As more prominent retailers discontinue their fight with the Office of Fair Trading over “Interest Free Option” promotions we ask : what’s the problem?
Topic: Credit
Who: Office of Fair Trading, Dixons Group, Allied Carpets, Harveys Furnishings etc
When: May 2002.
Where: UK
What happened:
The Office of Fair Trading announced that following negotiations, a further three retailers had agreed to drop advertising "interest free credit options". As previously reported on marketinglaw, other national retailers had already agreed to drop this approach in their advertising in late 2001 after the OFT had written to them.

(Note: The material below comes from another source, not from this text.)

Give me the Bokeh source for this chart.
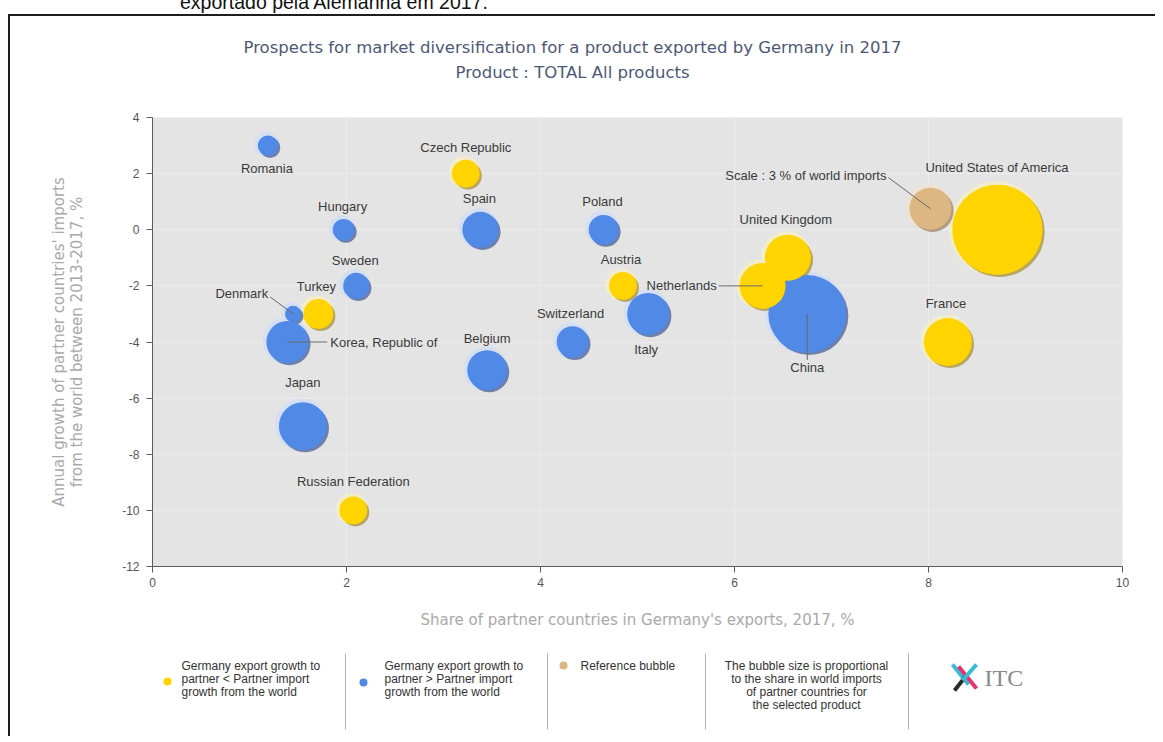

At the root of the problem is regulation 7(c) of the 1989 Consumer Credit (Advertisements) Regulations. These ban any ad that states that consumers can get interest free credit except where “the total amount payable by the debtor does not exceed the cash price.” The OFT takes the view that where, as in these cases, failure to make any individual payment on time can lead to further charges being made by the borrower on top of the basic purchase price, it is possible in certain circumstances that the total amount payable will exceed the cash price and therefore to describe the deal as "interest free credit" breaches regulation 7(c). The retailers in question have not necessarily unconditionally agreed with the OFT's approach, but after lengthy debate with them have decided that in this context an agreement to amend their advertising was something they were prepared to live with.
Why this matters:
In their discussions with at least one of these major retailers, the OFT appeared unable to point to a single consumer complaint about the offering of these options. Perhaps this is not surprising, since the obligation to pay anything extra over and above the basic purchase price only arises if contractual payments are not made on time. If it is not legally possible to describe such a deal as an interest free option, then one has to ask the question whether the phrase "interest free" can compliantly be used in connection with any credit deal.
Presumably, however easy the terms of a credit deal might be, the credit provider is at some stage going to cut up rough and seek interest or costs or other penalties if it has to sue to recover its monies following a failure to repay. So here again we have an instance where more than the original cash price will end up being paid. So why in this case can the deal still be described as “interest free” while our “interest free option” cannot, particularly if the advertisement in question makes it clear how extra payments may end up having to be made and is therefore not in the least misleading?
Marketinglaw has already questioned the OFT’s position here and continues to be of the view that the OFT's approach has been unnecessarily heavy-handed and will ultimately operate to the consumer's detriment by denying it information about perfectly reasonable alternative credit packages available.